What you need to do: Reproduce nothing except the lines between the line with "Write a web" and the line with "of Hedge Funds", both ends included, and please leave out pictures.

══ The data ══

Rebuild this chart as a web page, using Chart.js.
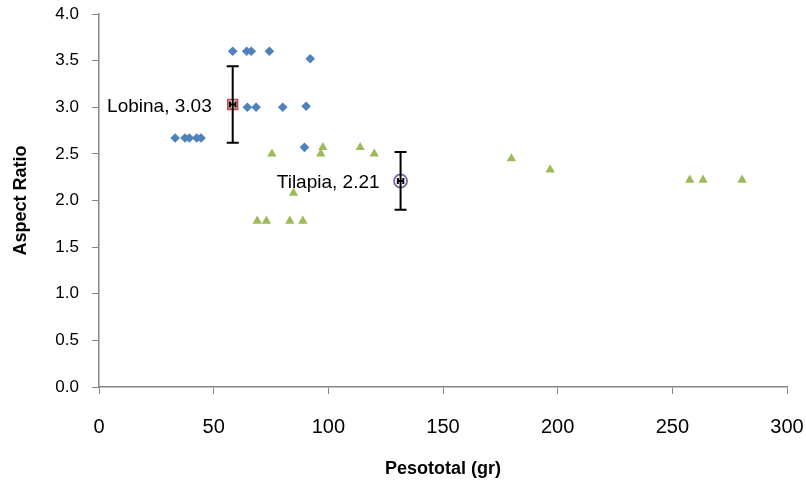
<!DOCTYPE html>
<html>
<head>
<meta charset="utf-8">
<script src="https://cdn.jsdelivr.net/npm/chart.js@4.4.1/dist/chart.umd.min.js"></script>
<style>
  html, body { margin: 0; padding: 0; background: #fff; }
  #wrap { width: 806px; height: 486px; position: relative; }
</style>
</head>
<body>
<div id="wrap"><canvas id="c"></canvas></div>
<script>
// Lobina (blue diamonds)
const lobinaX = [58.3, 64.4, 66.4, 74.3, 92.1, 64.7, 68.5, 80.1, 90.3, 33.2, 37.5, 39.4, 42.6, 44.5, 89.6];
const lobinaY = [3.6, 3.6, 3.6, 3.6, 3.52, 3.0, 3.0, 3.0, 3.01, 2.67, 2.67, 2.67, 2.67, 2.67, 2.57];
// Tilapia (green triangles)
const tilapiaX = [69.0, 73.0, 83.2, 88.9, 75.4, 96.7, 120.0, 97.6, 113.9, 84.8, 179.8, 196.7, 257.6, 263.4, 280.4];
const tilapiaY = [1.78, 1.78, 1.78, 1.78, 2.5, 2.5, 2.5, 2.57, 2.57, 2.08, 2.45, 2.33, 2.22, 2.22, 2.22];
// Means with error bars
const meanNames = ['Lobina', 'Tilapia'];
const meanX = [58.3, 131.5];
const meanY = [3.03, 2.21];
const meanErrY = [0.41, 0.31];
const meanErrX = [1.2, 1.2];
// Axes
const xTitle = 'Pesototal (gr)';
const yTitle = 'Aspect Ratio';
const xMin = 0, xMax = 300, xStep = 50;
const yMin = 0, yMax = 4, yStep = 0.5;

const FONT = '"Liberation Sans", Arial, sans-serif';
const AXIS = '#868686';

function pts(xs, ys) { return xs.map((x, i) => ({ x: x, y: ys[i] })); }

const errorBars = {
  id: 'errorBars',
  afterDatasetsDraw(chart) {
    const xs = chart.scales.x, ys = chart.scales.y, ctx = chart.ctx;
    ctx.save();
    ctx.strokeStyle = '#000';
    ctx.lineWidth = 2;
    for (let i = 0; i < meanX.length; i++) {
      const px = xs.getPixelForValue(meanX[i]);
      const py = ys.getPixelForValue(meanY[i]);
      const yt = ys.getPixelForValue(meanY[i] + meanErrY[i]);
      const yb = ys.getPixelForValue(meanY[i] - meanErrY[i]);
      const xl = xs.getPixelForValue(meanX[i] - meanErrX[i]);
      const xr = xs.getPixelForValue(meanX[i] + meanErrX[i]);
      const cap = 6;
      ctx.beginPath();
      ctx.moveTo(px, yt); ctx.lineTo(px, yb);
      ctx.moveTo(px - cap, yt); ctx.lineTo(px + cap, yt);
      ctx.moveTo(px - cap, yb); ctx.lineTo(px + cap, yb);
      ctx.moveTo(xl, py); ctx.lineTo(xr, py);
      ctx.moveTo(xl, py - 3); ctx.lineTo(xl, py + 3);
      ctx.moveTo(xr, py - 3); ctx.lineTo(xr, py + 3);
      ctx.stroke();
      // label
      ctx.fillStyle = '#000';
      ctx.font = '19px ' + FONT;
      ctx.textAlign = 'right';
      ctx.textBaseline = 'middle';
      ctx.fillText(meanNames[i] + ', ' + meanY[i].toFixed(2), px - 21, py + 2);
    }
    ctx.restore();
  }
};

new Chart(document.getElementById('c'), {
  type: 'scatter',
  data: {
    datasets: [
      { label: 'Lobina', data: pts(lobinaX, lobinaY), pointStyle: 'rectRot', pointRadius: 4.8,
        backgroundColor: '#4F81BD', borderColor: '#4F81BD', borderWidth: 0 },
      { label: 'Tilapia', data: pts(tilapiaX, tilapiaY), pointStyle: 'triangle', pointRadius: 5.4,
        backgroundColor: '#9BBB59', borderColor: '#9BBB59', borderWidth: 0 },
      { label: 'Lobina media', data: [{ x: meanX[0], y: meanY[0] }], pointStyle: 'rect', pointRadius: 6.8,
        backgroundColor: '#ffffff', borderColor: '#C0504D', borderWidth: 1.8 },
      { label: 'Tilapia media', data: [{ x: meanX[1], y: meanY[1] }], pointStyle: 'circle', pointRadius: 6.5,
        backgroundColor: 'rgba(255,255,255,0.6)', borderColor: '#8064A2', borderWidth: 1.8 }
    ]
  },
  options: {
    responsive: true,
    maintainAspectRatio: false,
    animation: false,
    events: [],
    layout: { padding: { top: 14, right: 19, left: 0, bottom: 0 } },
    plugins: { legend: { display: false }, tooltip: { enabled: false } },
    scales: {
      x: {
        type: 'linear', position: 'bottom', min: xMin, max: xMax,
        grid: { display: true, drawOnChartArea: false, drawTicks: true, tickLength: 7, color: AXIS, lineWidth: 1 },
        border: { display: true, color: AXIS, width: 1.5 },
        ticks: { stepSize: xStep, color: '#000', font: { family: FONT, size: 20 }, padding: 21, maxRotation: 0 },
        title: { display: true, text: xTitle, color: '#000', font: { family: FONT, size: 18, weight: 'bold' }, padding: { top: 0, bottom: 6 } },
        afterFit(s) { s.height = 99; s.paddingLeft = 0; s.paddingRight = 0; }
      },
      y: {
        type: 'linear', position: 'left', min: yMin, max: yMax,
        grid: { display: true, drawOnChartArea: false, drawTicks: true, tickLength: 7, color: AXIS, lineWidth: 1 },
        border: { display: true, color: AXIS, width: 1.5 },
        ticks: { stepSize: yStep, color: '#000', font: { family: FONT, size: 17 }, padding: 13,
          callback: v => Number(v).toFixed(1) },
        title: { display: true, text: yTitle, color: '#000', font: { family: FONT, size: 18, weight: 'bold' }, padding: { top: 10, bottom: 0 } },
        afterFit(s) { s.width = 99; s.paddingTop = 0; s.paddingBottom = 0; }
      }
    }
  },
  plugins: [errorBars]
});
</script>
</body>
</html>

═══
══ The data ══

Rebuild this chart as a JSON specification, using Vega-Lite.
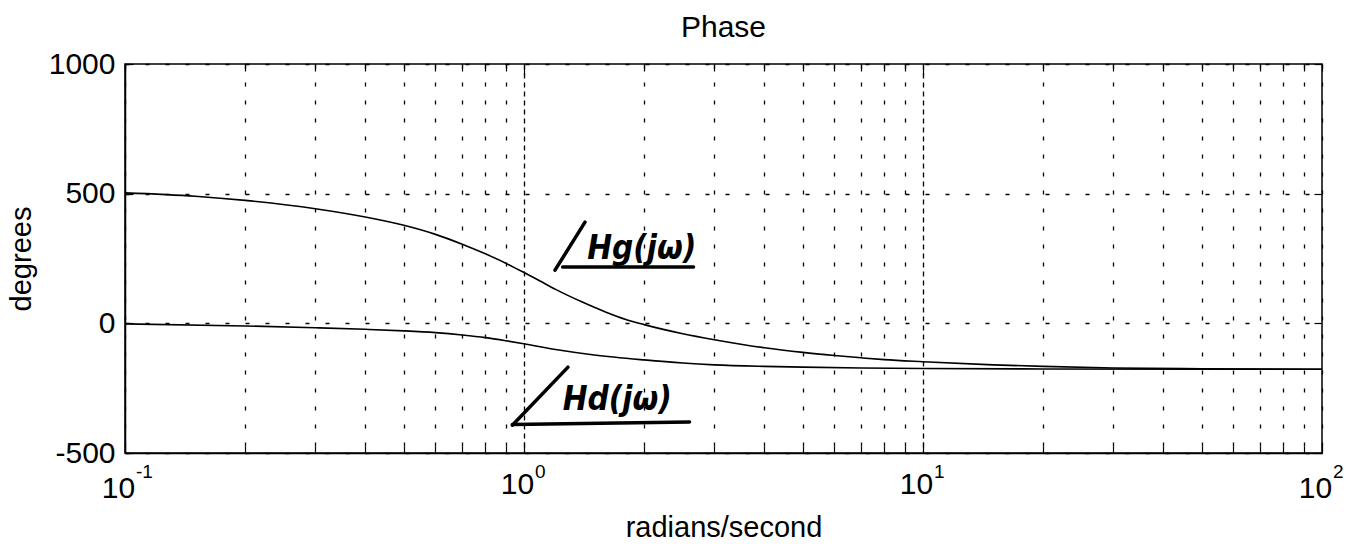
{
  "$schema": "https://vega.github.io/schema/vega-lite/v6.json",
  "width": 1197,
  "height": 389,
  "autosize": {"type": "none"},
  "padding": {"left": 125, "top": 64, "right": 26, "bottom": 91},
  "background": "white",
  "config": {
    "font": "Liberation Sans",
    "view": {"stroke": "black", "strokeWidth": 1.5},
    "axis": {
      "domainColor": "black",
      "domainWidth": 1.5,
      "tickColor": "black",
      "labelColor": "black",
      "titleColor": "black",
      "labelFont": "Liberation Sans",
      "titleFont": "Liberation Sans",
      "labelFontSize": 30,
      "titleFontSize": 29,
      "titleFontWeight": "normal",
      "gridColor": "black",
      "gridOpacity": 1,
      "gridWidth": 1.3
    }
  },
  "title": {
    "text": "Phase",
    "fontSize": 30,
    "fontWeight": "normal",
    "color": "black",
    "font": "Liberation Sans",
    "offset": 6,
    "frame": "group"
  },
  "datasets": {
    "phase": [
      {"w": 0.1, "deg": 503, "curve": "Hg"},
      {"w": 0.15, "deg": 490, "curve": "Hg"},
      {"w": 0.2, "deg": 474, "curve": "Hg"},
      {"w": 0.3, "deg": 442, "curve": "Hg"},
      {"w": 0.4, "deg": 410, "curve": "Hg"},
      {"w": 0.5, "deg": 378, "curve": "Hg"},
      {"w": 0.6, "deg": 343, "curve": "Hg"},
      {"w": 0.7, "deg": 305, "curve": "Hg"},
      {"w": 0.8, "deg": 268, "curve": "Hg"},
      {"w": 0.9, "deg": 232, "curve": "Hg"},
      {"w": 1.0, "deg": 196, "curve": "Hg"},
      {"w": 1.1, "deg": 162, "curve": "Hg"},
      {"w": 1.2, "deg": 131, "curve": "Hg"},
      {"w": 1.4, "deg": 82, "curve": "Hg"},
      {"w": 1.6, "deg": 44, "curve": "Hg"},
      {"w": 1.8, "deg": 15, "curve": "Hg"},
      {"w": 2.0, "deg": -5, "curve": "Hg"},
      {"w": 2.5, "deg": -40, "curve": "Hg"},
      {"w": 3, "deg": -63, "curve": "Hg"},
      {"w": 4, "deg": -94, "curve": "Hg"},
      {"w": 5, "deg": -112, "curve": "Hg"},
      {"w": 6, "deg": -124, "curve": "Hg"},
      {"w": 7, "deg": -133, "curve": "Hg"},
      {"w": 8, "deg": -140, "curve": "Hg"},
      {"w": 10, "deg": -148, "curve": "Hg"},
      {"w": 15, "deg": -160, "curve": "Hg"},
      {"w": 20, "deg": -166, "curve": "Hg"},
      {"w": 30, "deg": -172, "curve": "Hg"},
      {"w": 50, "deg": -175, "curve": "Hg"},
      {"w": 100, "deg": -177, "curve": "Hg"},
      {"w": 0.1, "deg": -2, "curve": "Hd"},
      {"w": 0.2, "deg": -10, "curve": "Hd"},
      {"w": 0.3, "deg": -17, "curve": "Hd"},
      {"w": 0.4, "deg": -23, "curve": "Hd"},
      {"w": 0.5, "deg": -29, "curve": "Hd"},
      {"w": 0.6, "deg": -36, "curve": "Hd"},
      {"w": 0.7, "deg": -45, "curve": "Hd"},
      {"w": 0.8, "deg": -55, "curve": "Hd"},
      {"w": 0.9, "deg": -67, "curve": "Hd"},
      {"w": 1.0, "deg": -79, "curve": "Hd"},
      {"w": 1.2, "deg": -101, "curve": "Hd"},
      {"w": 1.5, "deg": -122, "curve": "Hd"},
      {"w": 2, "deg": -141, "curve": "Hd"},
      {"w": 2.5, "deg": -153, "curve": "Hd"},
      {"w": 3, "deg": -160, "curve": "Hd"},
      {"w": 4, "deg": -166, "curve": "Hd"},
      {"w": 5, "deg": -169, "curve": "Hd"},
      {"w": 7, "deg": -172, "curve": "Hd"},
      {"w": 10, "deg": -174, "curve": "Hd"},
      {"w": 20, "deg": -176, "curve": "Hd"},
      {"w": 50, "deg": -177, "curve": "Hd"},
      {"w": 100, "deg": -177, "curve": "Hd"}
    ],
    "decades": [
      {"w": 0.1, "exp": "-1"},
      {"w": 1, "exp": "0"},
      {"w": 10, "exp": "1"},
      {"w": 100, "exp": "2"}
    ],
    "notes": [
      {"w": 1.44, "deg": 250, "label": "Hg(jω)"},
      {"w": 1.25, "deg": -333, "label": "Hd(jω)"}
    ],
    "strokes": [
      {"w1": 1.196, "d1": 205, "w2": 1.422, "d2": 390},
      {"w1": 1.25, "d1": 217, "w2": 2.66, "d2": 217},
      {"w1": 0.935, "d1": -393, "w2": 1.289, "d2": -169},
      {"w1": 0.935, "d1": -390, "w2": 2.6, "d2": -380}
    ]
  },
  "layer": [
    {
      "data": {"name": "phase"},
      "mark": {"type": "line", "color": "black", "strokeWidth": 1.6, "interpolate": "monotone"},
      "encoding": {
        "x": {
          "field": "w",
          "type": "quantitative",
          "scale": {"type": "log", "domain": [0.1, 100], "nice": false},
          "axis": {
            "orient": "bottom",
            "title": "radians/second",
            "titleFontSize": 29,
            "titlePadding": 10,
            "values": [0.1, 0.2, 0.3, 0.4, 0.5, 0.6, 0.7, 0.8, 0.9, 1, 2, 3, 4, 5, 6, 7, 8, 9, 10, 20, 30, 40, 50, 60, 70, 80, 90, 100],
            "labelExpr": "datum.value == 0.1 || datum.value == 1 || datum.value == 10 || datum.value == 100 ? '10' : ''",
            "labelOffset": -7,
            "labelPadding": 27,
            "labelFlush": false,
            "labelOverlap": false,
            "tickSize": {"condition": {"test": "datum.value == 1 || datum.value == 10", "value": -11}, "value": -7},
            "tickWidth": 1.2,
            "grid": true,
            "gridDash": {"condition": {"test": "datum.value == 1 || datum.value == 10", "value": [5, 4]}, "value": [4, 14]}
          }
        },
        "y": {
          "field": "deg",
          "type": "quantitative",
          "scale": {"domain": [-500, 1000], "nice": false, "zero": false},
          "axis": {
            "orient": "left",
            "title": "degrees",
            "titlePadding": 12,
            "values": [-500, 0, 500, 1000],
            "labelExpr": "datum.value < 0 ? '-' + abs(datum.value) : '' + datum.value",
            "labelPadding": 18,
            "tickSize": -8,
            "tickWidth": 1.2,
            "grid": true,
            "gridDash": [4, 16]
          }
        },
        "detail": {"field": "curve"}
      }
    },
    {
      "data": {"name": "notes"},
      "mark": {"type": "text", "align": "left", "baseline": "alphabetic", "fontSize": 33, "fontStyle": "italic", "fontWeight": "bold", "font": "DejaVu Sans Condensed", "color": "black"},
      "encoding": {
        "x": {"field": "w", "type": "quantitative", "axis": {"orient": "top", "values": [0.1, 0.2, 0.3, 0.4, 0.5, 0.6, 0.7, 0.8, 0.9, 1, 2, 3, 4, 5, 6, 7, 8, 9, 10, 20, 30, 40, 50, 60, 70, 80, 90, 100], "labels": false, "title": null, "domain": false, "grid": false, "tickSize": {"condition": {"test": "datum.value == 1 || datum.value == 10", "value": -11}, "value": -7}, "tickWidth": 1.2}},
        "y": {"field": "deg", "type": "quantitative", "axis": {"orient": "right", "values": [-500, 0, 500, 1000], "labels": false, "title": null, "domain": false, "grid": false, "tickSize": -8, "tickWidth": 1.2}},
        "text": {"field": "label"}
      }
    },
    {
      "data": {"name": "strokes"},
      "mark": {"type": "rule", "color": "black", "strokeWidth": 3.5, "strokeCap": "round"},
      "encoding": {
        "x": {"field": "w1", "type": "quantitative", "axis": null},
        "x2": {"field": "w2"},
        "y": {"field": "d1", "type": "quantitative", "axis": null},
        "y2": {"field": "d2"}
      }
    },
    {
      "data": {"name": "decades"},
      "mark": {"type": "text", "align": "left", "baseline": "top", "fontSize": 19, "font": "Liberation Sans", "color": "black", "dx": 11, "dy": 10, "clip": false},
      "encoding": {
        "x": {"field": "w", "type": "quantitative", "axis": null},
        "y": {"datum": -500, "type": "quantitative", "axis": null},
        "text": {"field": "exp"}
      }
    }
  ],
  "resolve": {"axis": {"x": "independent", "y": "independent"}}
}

═══
══ The data ══

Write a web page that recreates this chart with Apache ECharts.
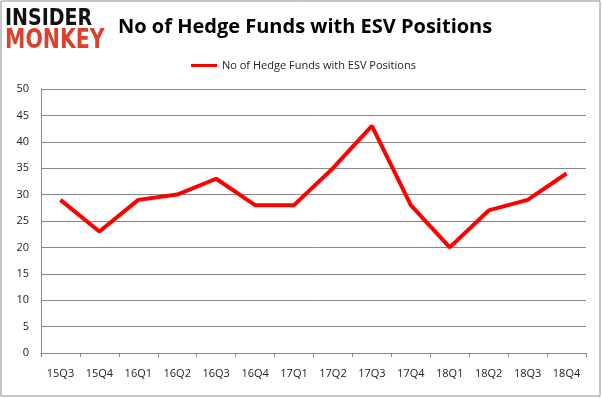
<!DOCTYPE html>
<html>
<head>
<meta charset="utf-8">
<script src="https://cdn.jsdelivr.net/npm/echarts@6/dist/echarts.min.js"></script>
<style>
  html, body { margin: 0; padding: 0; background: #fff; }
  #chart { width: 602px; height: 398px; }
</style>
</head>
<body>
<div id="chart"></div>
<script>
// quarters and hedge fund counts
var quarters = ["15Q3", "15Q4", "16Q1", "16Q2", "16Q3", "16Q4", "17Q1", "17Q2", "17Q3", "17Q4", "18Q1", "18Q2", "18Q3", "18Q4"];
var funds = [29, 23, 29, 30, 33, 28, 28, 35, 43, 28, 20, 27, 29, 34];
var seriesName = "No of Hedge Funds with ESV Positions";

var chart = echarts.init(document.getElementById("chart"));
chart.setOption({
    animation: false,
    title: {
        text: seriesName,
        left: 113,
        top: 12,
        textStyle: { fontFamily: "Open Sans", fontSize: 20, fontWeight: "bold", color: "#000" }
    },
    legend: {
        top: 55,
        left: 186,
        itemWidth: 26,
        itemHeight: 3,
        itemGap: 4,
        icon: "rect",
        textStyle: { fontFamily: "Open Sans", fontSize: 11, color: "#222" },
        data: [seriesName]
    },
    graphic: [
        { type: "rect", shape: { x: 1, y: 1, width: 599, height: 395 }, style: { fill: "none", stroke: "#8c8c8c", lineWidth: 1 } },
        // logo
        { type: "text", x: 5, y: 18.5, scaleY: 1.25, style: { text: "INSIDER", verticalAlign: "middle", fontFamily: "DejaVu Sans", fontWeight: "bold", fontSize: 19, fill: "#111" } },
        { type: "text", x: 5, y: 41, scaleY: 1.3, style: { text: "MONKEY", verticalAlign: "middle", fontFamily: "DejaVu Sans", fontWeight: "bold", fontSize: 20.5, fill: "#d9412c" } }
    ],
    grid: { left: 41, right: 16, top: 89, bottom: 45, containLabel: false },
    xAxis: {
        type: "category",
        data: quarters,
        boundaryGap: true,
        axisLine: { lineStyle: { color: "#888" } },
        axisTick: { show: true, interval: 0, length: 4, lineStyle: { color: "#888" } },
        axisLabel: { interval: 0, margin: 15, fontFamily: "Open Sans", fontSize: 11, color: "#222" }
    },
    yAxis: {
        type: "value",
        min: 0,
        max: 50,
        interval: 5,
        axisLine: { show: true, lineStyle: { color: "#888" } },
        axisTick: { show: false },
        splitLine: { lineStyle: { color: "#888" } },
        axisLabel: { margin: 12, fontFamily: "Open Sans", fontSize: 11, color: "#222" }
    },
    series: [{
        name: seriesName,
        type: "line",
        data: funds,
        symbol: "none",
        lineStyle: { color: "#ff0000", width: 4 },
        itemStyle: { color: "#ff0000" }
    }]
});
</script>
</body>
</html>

═══

Exercise response:
Write a web page that recreates this chart with Apache ECharts.
<!DOCTYPE html>
<html>
<head>
<meta charset="utf-8">
<script src="https://cdn.jsdelivr.net/npm/echarts@6/dist/echarts.min.js"></script>
<style>
  html, body { margin: 0; padding: 0; background: #fff; }
  #chart { width: 602px; height: 398px; }
</style>
</head>
<body>
<div id="chart"></div>
<script>
// quarters and hedge fund counts
var quarters = ["15Q3", "15Q4", "16Q1", "16Q2", "16Q3", "16Q4", "17Q1", "17Q2", "17Q3", "17Q4", "18Q1", "18Q2", "18Q3", "18Q4"];
var funds = [29, 23, 29, 30, 33, 28, 28, 35, 43, 28, 20, 27, 29, 34];
var seriesName = "No of Hedge Funds with ESV Positions";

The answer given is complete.